==== GIVEN MATERIAL
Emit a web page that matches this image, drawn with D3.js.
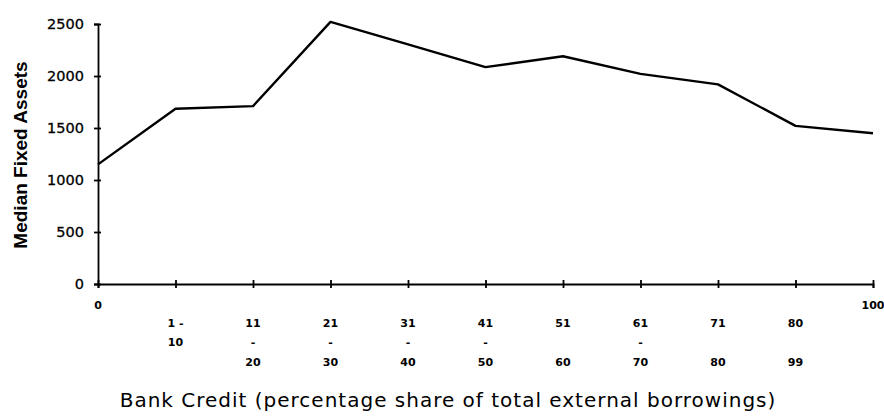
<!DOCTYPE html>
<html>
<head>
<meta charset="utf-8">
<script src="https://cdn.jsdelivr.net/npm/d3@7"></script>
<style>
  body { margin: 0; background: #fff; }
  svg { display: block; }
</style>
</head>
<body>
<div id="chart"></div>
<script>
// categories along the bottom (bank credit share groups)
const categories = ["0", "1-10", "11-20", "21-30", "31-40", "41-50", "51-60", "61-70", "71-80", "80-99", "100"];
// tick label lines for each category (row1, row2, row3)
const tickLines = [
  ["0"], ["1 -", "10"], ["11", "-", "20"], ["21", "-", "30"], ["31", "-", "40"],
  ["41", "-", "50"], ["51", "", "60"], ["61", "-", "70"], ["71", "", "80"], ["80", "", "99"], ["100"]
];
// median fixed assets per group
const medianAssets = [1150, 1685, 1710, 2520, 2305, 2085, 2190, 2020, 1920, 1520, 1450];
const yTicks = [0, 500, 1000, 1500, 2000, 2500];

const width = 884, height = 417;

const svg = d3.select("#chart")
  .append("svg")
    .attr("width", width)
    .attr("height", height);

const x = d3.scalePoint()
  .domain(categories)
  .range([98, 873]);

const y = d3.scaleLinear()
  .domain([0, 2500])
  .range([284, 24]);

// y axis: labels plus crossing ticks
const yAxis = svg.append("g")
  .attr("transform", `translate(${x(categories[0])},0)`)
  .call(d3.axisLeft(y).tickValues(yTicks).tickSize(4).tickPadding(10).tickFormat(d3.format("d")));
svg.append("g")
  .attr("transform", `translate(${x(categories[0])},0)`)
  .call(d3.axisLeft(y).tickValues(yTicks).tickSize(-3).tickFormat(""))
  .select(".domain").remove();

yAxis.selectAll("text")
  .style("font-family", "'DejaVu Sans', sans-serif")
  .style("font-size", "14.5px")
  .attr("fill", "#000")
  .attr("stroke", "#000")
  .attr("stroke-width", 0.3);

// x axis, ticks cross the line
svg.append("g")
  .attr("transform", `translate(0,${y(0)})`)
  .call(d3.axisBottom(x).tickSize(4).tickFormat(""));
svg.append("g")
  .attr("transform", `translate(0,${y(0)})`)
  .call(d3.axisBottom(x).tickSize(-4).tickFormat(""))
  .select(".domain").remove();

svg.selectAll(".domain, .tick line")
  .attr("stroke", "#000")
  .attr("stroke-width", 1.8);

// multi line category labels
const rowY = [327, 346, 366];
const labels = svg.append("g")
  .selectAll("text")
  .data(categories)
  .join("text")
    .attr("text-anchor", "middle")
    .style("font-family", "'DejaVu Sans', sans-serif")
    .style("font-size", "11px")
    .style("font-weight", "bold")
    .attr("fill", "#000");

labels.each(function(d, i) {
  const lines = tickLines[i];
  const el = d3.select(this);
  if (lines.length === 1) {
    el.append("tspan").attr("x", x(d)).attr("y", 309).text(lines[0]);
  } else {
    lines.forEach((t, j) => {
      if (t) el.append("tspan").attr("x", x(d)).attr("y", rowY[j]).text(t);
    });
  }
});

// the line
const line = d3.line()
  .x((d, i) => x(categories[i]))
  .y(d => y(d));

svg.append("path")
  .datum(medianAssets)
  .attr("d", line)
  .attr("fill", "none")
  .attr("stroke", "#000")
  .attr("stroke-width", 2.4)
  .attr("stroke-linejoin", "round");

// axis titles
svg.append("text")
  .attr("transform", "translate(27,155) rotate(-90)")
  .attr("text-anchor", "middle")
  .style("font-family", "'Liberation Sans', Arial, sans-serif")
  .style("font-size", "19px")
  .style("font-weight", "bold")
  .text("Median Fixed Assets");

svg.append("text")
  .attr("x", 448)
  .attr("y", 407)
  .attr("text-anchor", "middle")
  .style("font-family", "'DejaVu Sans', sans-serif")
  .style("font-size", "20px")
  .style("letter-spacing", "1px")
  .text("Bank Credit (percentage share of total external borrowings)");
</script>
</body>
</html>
========
Without including any pictures, reproduce the listing exactly.

Emit a web page that matches this image, drawn with D3.js.
<!DOCTYPE html>
<html>
<head>
<meta charset="utf-8">
<script src="https://cdn.jsdelivr.net/npm/d3@7"></script>
<style>
  body { margin: 0; background: #fff; }
  svg { display: block; }
</style>
</head>
<body>
<div id="chart"></div>
<script>
// categories along the bottom (bank credit share groups)
const categories = ["0", "1-10", "11-20", "21-30", "31-40", "41-50", "51-60", "61-70", "71-80", "80-99", "100"];
// tick label lines for each category (row1, row2, row3)
const tickLines = [
  ["0"], ["1 -", "10"], ["11", "-", "20"], ["21", "-", "30"], ["31", "-", "40"],
  ["41", "-", "50"], ["51", "", "60"], ["61", "-", "70"], ["71", "", "80"], ["80", "", "99"], ["100"]
];
// median fixed assets per group
const medianAssets = [1150, 1685, 1710, 2520, 2305, 2085, 2190, 2020, 1920, 1520, 1450];
const yTicks = [0, 500, 1000, 1500, 2000, 2500];

const width = 884, height = 417;

const svg = d3.select("#chart")
  .append("svg")
    .attr("width", width)
    .attr("height", height);

const x = d3.scalePoint()
  .domain(categories)
  .range([98, 873]);

const y = d3.scaleLinear()
  .domain([0, 2500])
  .range([284, 24]);

// y axis: labels plus crossing ticks
const yAxis = svg.append("g")
  .attr("transform", `translate(${x(categories[0])},0)`)
  .call(d3.axisLeft(y).tickValues(yTicks).tickSize(4).tickPadding(10).tickFormat(d3.format("d")));
svg.append("g")
  .attr("transform", `translate(${x(categories[0])},0)`)
  .call(d3.axisLeft(y).tickValues(yTicks).tickSize(-3).tickFormat(""))
  .select(".domain").remove();

yAxis.selectAll("text")
  .style("font-family", "'DejaVu Sans', sans-serif")
  .style("font-size", "14.5px")
  .attr("fill", "#000")
  .attr("stroke", "#000")
  .attr("stroke-width", 0.3);

// x axis, ticks cross the line
svg.append("g")
  .attr("transform", `translate(0,${y(0)})`)
  .call(d3.axisBottom(x).tickSize(4).tickFormat(""));
svg.append("g")
  .attr("transform", `translate(0,${y(0)})`)
  .call(d3.axisBottom(x).tickSize(-4).tickFormat(""))
  .select(".domain").remove();

svg.selectAll(".domain, .tick line")
  .attr("stroke", "#000")
  .attr("stroke-width", 1.8);

// multi line category labels
const rowY = [327, 346, 366];
const labels = svg.append("g")
  .selectAll("text")
  .data(categories)
  .join("text")
    .attr("text-anchor", "middle")
    .style("font-family", "'DejaVu Sans', sans-serif")
    .style("font-size", "11px")
    .style("font-weight", "bold")
    .attr("fill", "#000");

labels.each(function(d, i) {
  const lines = tickLines[i];
  const el = d3.select(this);
  if (lines.length === 1) {
    el.append("tspan").attr("x", x(d)).attr("y", 309).text(lines[0]);
  } else {
    lines.forEach((t, j) => {
      if (t) el.append("tspan").attr("x", x(d)).attr("y", rowY[j]).text(t);
    });
  }
});

// the line
const line = d3.line()
  .x((d, i) => x(categories[i]))
  .y(d => y(d));

svg.append("path")
  .datum(medianAssets)
  .attr("d", line)
  .attr("fill", "none")
  .attr("stroke", "#000")
  .attr("stroke-width", 2.4)
  .attr("stroke-linejoin", "round");

// axis titles
svg.append("text")
  .attr("transform", "translate(27,155) rotate(-90)")
  .attr("text-anchor", "middle")
  .style("font-family", "'Liberation Sans', Arial, sans-serif")
  .style("font-size", "19px")
  .style("font-weight", "bold")
  .text("Median Fixed Assets");

svg.append("text")
  .attr("x", 448)
  .attr("y", 407)
  .attr("text-anchor", "middle")
  .style("font-family", "'DejaVu Sans', sans-serif")
  .style("font-size", "20px")
  .style("letter-spacing", "1px")
  .text("Bank Credit (percentage share of total external borrowings)");
</script>
</body>
</html>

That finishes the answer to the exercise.